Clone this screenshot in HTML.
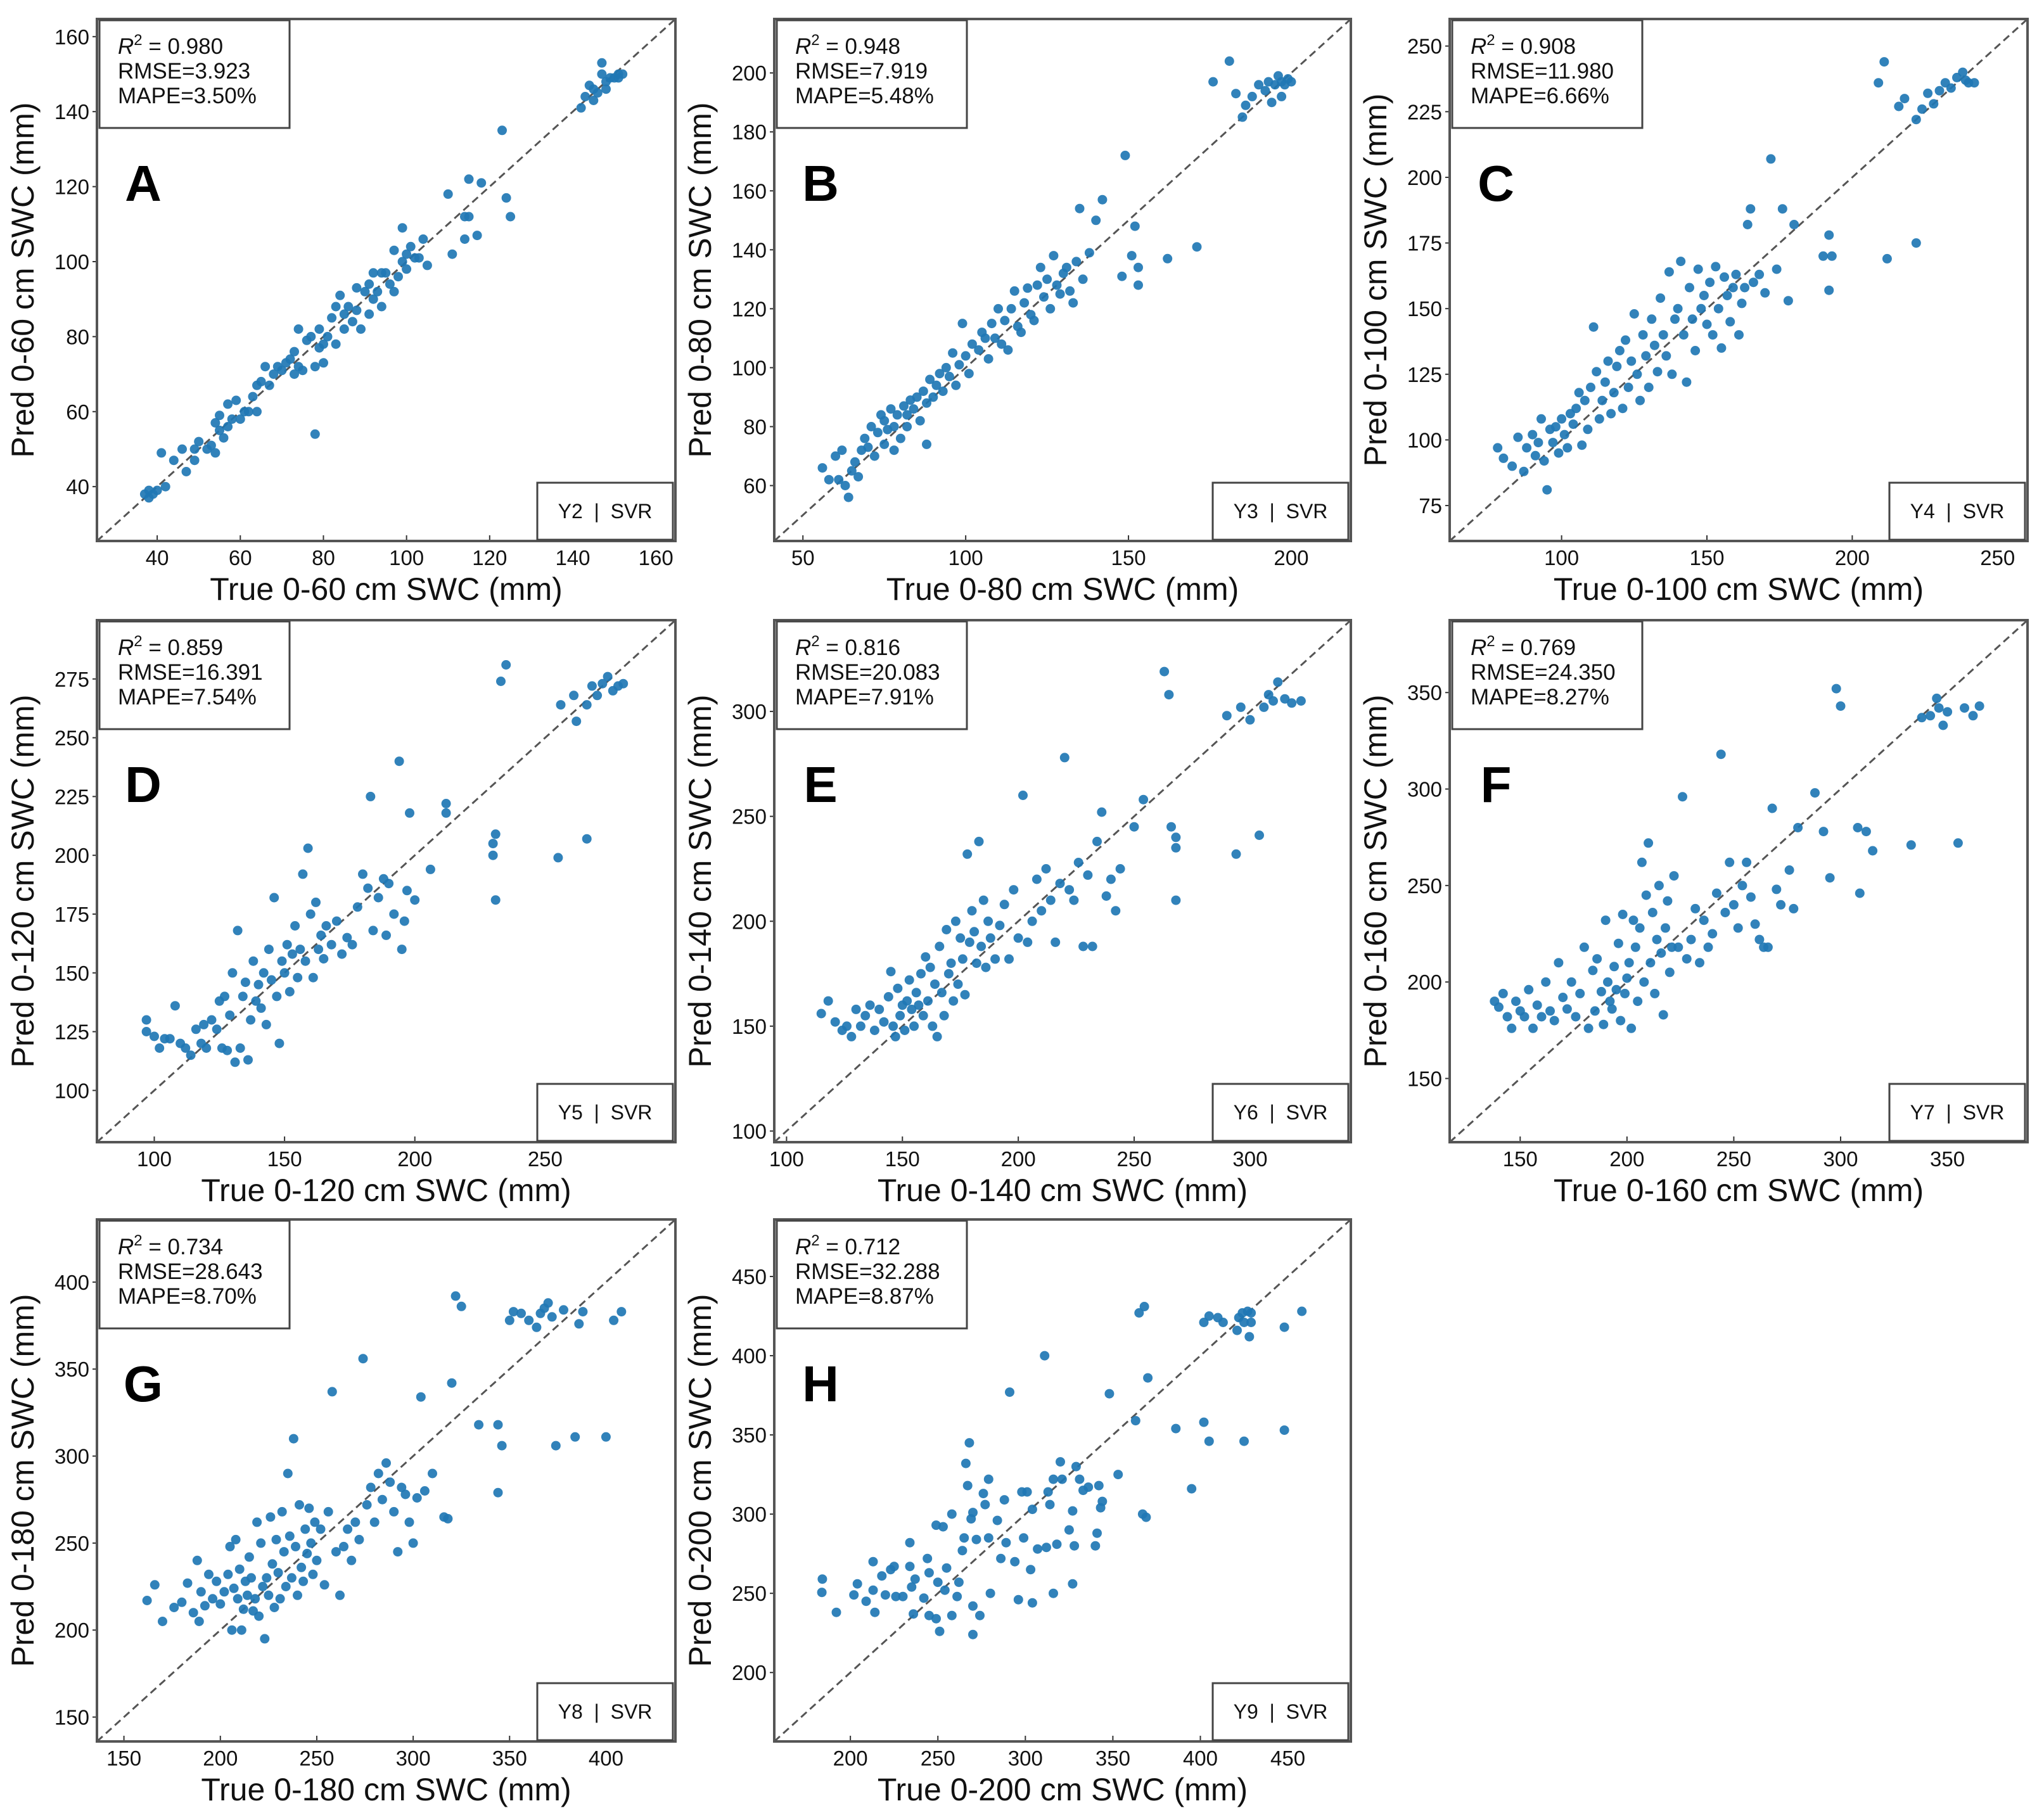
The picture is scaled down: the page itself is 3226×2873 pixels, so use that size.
<!DOCTYPE html>
<html><head><meta charset="utf-8"><style>
html,body{margin:0;padding:0;background:#fff}
svg{display:block;font-family:"Liberation Sans",Arial,sans-serif}
</style></head><body>
<svg id="fig" width="3226" height="2873" viewBox="0 0 3226 2873" xmlns="http://www.w3.org/2000/svg"></svg>
<script>
const panelIds = ["A","B","C","D","E","F","G","H"];
const depths = ["0-60","0-80","0-100","0-120","0-140","0-160","0-180","0-200"];
const targets = ["Y2","Y3","Y4","Y5","Y6","Y7","Y8","Y9"];
const r2Vals = ["0.980","0.948","0.908","0.859","0.816","0.769","0.734","0.712"];
const rmseVals = ["3.923","7.919","11.980","16.391","20.083","24.350","28.643","32.288"];
const mapeVals = ["3.50%","5.48%","6.66%","7.54%","7.91%","8.27%","8.70%","8.87%"];
const domains = [[25.5,164.7],[41.2,218.3],[61.5,260.3],[78,300],[94.7,343.5],[117,387.5],[136,436],[156.5,486]];
const xTicks = [[40,60,80,100,120,140,160],[50,100,150,200],[100,150,200,250],[100,150,200,250],[100,150,200,250,300],[150,200,250,300,350],[150,200,250,300,350,400],[200,250,300,350,400,450]];
const yTicks = [[40,60,80,100,120,140,160],[60,80,100,120,140,160,180,200],[75,100,125,150,175,200,225,250],[100,125,150,175,200,225,250,275],[100,150,200,250,300],[150,200,250,300,350],[150,200,250,300,350,400],[200,250,300,350,400,450]];

const ptsA = [[37,38],[38,39],[38,37],[39,38],[40,39],[41,49],[42,40],[44,47],[46,50],[47,44],[49,50],[49,47],[50,52],[52,50],[53,51],[54,57],[54,49],[55,55],[55,59],[56,53],[57,56],[57,62],[58,58],[59,63],[60,58],[61,60],[62,60],[63,64],[64,67],[64,60],[65,68],[66,72],[67,67],[68,70],[69,72],[70,71],[71,73],[72,74],[73,70],[73,76],[74,72],[74,82],[75,71],[76,79],[77,80],[78,72],[78,54],[79,77],[79,82],[80,78],[80,73],[81,80],[82,85],[83,78],[83,88],[84,91],[85,82],[85,86],[86,88],[87,84],[88,87],[88,93],[89,82],[90,92],[91,86],[91,94],[92,90],[92,97],[93,92],[94,97],[94,88],[95,97],[96,94],[97,92],[97,103],[98,96],[99,100],[99,109],[100,98],[100,102],[101,104],[102,101],[103,101],[104,106],[105,99],[110,118],[111,102],[114,112],[114,106],[115,112],[115,122],[117,107],[118,121],[123,135],[124,117],[125,112],[142,141],[143,144],[144,147],[145,146],[145,143],[146,145],[147,150],[147,153],[148,148],[148,146],[150,149],[151,149],[152,150],[151,150],[149,149]];
const ptsB = [[56,66],[58,62],[60,70],[61,62],[62,72],[63,60],[64,56],[65,65],[66,68],[67,63],[68,72],[69,76],[70,73],[71,80],[72,70],[73,78],[74,84],[75,82],[75,74],[76,79],[77,86],[78,80],[78,72],[79,84],[80,76],[81,87],[82,80],[82,84],[83,89],[84,86],[85,90],[86,82],[87,92],[88,88],[88,74],[89,96],[90,90],[91,94],[92,98],[93,92],[94,100],[95,97],[96,105],[97,94],[98,101],[99,115],[100,104],[101,98],[102,108],[104,106],[105,112],[106,110],[107,103],[108,115],[109,110],[110,120],[111,108],[112,116],[113,106],[114,120],[115,126],[116,114],[117,112],[118,122],[119,127],[120,118],[121,116],[122,128],[123,134],[124,124],[125,130],[126,120],[127,138],[128,128],[129,125],[130,132],[131,134],[132,126],[133,122],[134,136],[135,154],[136,130],[138,139],[140,150],[142,157],[148,131],[149,172],[151,138],[152,148],[153,134],[153,128],[162,137],[171,141],[176,197],[181,204],[183,193],[185,185],[186,189],[188,192],[190,196],[192,194],[193,197],[195,196],[196,199],[197,197],[198,196],[199,198],[200,197],[197,192],[194,190]];
const ptsC = [[78,97],[80,93],[83,90],[85,101],[87,88],[88,97],[90,102],[91,94],[92,99],[93,108],[94,92],[95,81],[96,104],[97,99],[98,105],[99,95],[100,108],[101,102],[102,97],[103,110],[104,106],[105,112],[106,118],[107,98],[108,115],[109,104],[110,120],[111,143],[112,126],[113,108],[114,115],[115,122],[116,130],[117,110],[118,118],[119,128],[120,134],[121,112],[122,138],[123,120],[124,130],[125,148],[126,125],[127,115],[128,140],[129,132],[130,120],[131,146],[132,136],[133,126],[134,154],[135,140],[136,132],[137,164],[138,125],[139,146],[140,150],[141,168],[142,140],[143,122],[144,158],[145,146],[146,134],[147,165],[148,150],[149,155],[150,144],[151,160],[152,140],[153,166],[154,150],[155,135],[156,162],[157,155],[158,145],[159,158],[160,163],[161,140],[162,152],[163,158],[164,182],[165,188],[166,160],[168,163],[170,156],[172,207],[174,165],[176,188],[178,153],[180,182],[190,170],[192,178],[192,157],[193,170],[209,236],[211,244],[212,169],[216,227],[218,230],[222,175],[222,222],[224,226],[226,232],[228,228],[230,233],[232,236],[234,234],[236,238],[238,240],[240,236],[242,236],[239,237]];
const ptsD = [[97,130],[97,125],[100,123],[102,118],[104,122],[106,122],[108,136],[110,120],[112,118],[114,115],[116,126],[118,120],[119,128],[120,118],[122,130],[124,126],[125,138],[126,118],[127,140],[128,117],[129,132],[130,150],[131,112],[132,168],[133,118],[134,140],[135,146],[136,113],[137,130],[138,155],[139,138],[140,145],[141,135],[142,150],[143,128],[144,160],[145,147],[146,182],[147,140],[148,120],[149,155],[150,150],[151,162],[152,142],[153,158],[154,170],[155,148],[156,160],[157,192],[158,155],[159,203],[160,175],[161,148],[162,180],[163,160],[164,166],[165,156],[166,170],[168,162],[170,172],[172,158],[174,165],[176,162],[178,178],[180,192],[182,186],[183,225],[184,168],[186,182],[188,190],[189,166],[190,188],[192,175],[194,240],[195,160],[196,172],[197,185],[198,218],[200,181],[206,194],[212,222],[212,218],[230,205],[230,200],[231,181],[231,209],[233,274],[235,281],[255,199],[256,264],[261,268],[262,257],[266,207],[266,264],[268,272],[270,268],[272,273],[274,276],[276,270],[278,272],[280,273]];
const ptsE = [[115,156],[118,162],[121,152],[124,148],[126,150],[128,145],[130,158],[132,150],[134,155],[136,160],[138,148],[140,158],[142,152],[144,164],[145,176],[146,150],[147,145],[148,168],[149,155],[150,160],[151,148],[152,162],[153,172],[154,158],[155,150],[156,166],[157,160],[158,175],[159,155],[160,183],[161,162],[162,178],[163,150],[164,170],[165,145],[166,188],[167,166],[168,155],[169,196],[170,175],[171,180],[172,162],[173,200],[174,170],[175,192],[176,182],[177,165],[178,232],[179,190],[180,205],[181,195],[182,180],[183,238],[184,188],[185,210],[186,178],[187,200],[188,192],[190,182],[192,198],[194,208],[196,182],[198,215],[200,192],[202,260],[204,190],[206,200],[208,220],[210,205],[212,225],[214,210],[216,190],[218,218],[220,278],[222,215],[224,210],[226,228],[228,188],[230,222],[232,188],[234,238],[236,252],[238,212],[240,220],[242,205],[244,225],[250,245],[254,258],[266,245],[268,240],[268,210],[268,235],[263,319],[265,308],[290,298],[294,232],[296,302],[300,296],[304,241],[306,302],[308,308],[310,305],[312,314],[315,306],[318,304],[322,305]];
const ptsF = [[138,190],[140,187],[142,194],[144,182],[146,176],[148,190],[150,185],[152,182],[154,196],[156,176],[158,188],[160,182],[162,200],[164,185],[166,180],[168,210],[170,192],[172,186],[174,200],[176,182],[178,194],[180,218],[182,176],[184,206],[185,185],[186,212],[188,195],[189,178],[190,232],[191,200],[192,190],[193,186],[194,208],[195,196],[196,220],[197,180],[198,235],[199,194],[200,202],[201,210],[202,176],[203,232],[204,218],[205,190],[206,228],[207,262],[208,200],[209,245],[210,272],[211,210],[212,236],[213,194],[214,222],[215,250],[216,215],[217,183],[218,228],[219,242],[220,205],[221,218],[222,255],[224,218],[226,296],[228,212],[230,222],[232,238],[234,210],[236,232],[238,218],[240,225],[242,246],[244,318],[246,236],[248,262],[250,240],[252,228],[254,250],[256,262],[258,244],[260,230],[262,222],[264,218],[266,218],[268,290],[270,248],[272,240],[276,258],[278,238],[280,280],[288,298],[292,278],[295,254],[298,352],[300,343],[308,280],[309,246],[312,278],[315,268],[333,271],[338,337],[342,338],[346,342],[348,333],[350,340],[355,272],[358,342],[362,338],[365,343],[345,347]];
const ptsG = [[162,217],[166,226],[170,205],[176,213],[180,216],[183,227],[186,210],[188,240],[189,205],[190,222],[192,214],[194,232],[196,218],[198,228],[200,215],[202,222],[204,232],[205,248],[206,200],[207,224],[208,252],[209,218],[210,235],[211,200],[212,212],[213,228],[214,220],[215,242],[216,230],[217,211],[218,218],[219,262],[220,208],[221,250],[222,225],[223,195],[224,230],[225,220],[226,265],[227,238],[228,213],[229,252],[230,233],[231,218],[232,268],[233,245],[234,225],[235,290],[236,254],[237,230],[238,310],[239,248],[240,220],[241,272],[242,236],[243,228],[244,258],[245,244],[246,270],[247,250],[248,232],[249,262],[250,240],[252,258],[254,226],[256,268],[258,337],[260,245],[262,220],[264,248],[266,258],[268,240],[270,262],[272,252],[274,356],[276,272],[278,282],[280,262],[282,290],[284,275],[286,296],[288,285],[290,268],[292,245],[294,282],[296,278],[298,262],[300,250],[302,276],[304,334],[306,280],[310,290],[316,265],[318,264],[320,342],[322,392],[325,386],[334,318],[344,318],[344,279],[346,306],[350,378],[352,383],[356,382],[360,378],[364,374],[366,382],[368,385],[370,388],[372,380],[374,306],[378,384],[384,311],[386,376],[388,383],[400,311],[404,378],[408,383]];
const ptsH = [[183.7,250.6],[184,259],[192,238],[202,249],[204,256],[209,245],[213,270],[213,252],[214,238],[218,261],[220,249],[223,265],[225,267],[226,248],[230,248],[234,282],[234,267],[235,254],[236,237],[237,259],[242,247],[244,272],[245,236],[245,263],[249,293],[249,234],[250,257],[251,226],[253,292],[254,252],[255,266],[258,300],[258,236],[261,248],[262,257],[264,277],[265,285],[266,332],[267,318],[268,345],[269,297],[270,301],[270,224],[270,242],[272,284],[274,236],[276,313],[277,306],[279,322],[279,285],[280,250],[284,296],[286,272],[288,309],[289,282],[291,377],[294,270],[296,246],[298,314],[299,285],[301,314],[303,265],[304,244],[304,303],[307,278],[311,400],[312,279],[313,314],[314,306],[316,250],[316,322],[318,281],[320,333],[321,322],[325,290],[327,256],[327,302],[328,280],[329,330],[331,322],[333,315],[336,317],[340,280],[341,288],[342,318],[343,304],[344,308],[348,376],[353,325],[363,359],[365,427],[367,300],[368,431],[369,298],[370,386],[386,354],[395,316],[402,358],[402,421],[405,346],[405,425],[410,424],[413,421],[421,416],[422,424],[424,427],[425,346],[425,421],[427,428],[428,412],[429,421],[429,427],[448,418],[448,353],[458,428]];
const allPts = [ptsA,ptsB,ptsC,ptsD,ptsE,ptsF,ptsG,ptsH];

const NS = "http://www.w3.org/2000/svg";
const svg = document.getElementById("fig");
const colL = [153,1222,2288], colR = [1066,2132,3200];
const rowT = [30,979,1925], rowB = [854,1803,2749];
function mk(tag, attrs, parent, text){
  const e = document.createElementNS(NS, tag);
  for (const k in attrs) e.setAttribute(k, attrs[k]);
  if (text !== undefined) e.textContent = text;
  parent.appendChild(e);
  return e;
}
panelIds.forEach((id, i) => {
  const c = i % 3, r = Math.floor(i / 3);
  const L = colL[c], R = colR[c], T = rowT[r], B = rowB[r];
  const [d0, d1] = domains[i];
  const sx = v => L + (v - d0) / (d1 - d0) * (R - L);
  const sy = v => B - (v - d0) / (d1 - d0) * (B - T);
  const g = mk("g", {}, svg);
  
  
  const diag = mk("line", {x1:L, y1:B, x2:R, y2:T, stroke:"#555", "stroke-width":3, "stroke-dasharray":"12 7"}, g);
  
  
  const pg = mk("g", {fill:"#1f77b4", "fill-opacity":"0.92"}, g);
  
  
  allPts[i].forEach(p => {
    const cEl = mk("circle", {cx:sx(p[0]).toFixed(1), cy:sy(p[1]).toFixed(1), r:7.5}, pg);
    
    
  });
  xTicks[i].forEach(t => {
    const x = sx(t);
    mk("line", {x1:x, y1:B, x2:x, y2:B-9, stroke:"#333", "stroke-width":2}, g);
    const tl = mk("text", {x:x, y:B+38, "font-size":33, "text-anchor":"middle", fill:"#111"}, g, String(t));
    
    
  });
  yTicks[i].forEach(t => {
    const y = sy(t);
    mk("line", {x1:L-7, y1:y, x2:L, y2:y, stroke:"#333", "stroke-width":2}, g);
    const tl = mk("text", {x:L-12, y:y+12, "font-size":33, "text-anchor":"end", fill:"#111"}, g, String(t));
    
    
  });
  const fr = mk("rect", {x:L, y:T, width:R-L, height:B-T, fill:"none", stroke:"#555", "stroke-width":4}, g);
  
  
  const xl = mk("text", {x:(L+R)/2, y:B+93, "font-size":50, "text-anchor":"middle", fill:"#111"}, g, "True " + depths[i] + " cm SWC (mm)");
  
  
  const yx = L - 100, yy = (T + B) / 2;
  const yl = mk("text", {x:yx, y:yy, "font-size":50, "text-anchor":"middle", fill:"#111", transform:"rotate(-90 " + yx + " " + yy + ")"}, g, "Pred " + depths[i] + " cm SWC (mm)");
  
  
  const sb = mk("rect", {x:L+4, y:T+2, width:300, height:170, fill:"#fff", stroke:"#444", "stroke-width":3}, g);
  
  
  const s1 = mk("text", {x:L+33, y:T+55, "font-size":35, fill:"#111"}, g);
  
  
  mk("tspan", {"font-style":"italic"}, s1, "R");
  mk("tspan", {dy:-14, "font-size":24}, s1, "2");
  mk("tspan", {dy:14}, s1, " = " + r2Vals[i]);
  const s2 = mk("text", {x:L+33, y:T+94, "font-size":35, fill:"#111"}, g, "RMSE=" + rmseVals[i]);
  
  
  const s3 = mk("text", {x:L+33, y:T+133, "font-size":35, fill:"#111"}, g, "MAPE=" + mapeVals[i]);
  
  
  const pl = mk("text", {x:L+73, y:T+287, "font-size":80, "font-weight":"bold", "text-anchor":"middle", fill:"#000"}, g, id);
  
  
  const lb = mk("rect", {x:R-218, y:B-92, width:214, height:90, fill:"#fff", stroke:"#444", "stroke-width":3}, g);
  
  
  const lt = mk("text", {x:R-111, y:B-36, "font-size":32, "text-anchor":"middle", fill:"#111"}, g, targets[i] + "  |  SVR");
  
  
  lt.style.whiteSpace = 'pre';
});
</script>
</body></html>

------------------------------------

### Short exercise:
Show every line from the listing above in which the string "size" appears.

### Output:
The picture is scaled down: the page itself is 3226×2873 pixels, so use that size.
    const tl = mk("text", {x:x, y:B+38, "font-size":33, "text-anchor":"middle", fill:"#111"}, g, String(t));
    const tl = mk("text", {x:L-12, y:y+12, "font-size":33, "text-anchor":"end", fill:"#111"}, g, String(t));
  const xl = mk("text", {x:(L+R)/2, y:B+93, "font-size":50, "text-anchor":"middle", fill:"#111"}, g, "True " + depths[i] + " cm SWC (mm)");
  const yl = mk("text", {x:yx, y:yy, "font-size":50, "text-anchor":"middle", fill:"#111", transform:"rotate(-90 " + yx + " " + yy + ")"}, g, "Pred " + depths[i] + " cm SWC (mm)");
  const s1 = mk("text", {x:L+33, y:T+55, "font-size":35, fill:"#111"}, g);
  mk("tspan", {dy:-14, "font-size":24}, s1, "2");
  const s2 = mk("text", {x:L+33, y:T+94, "font-size":35, fill:"#111"}, g, "RMSE=" + rmseVals[i]);
  const s3 = mk("text", {x:L+33, y:T+133, "font-size":35, fill:"#111"}, g, "MAPE=" + mapeVals[i]);
  const pl = mk("text", {x:L+73, y:T+287, "font-size":80, "font-weight":"bold", "text-anchor":"middle", fill:"#000"}, g, id);
  const lt = mk("text", {x:R-111, y:B-36, "font-size":32, "text-anchor":"middle", fill:"#111"}, g, targets[i] + "  |  SVR");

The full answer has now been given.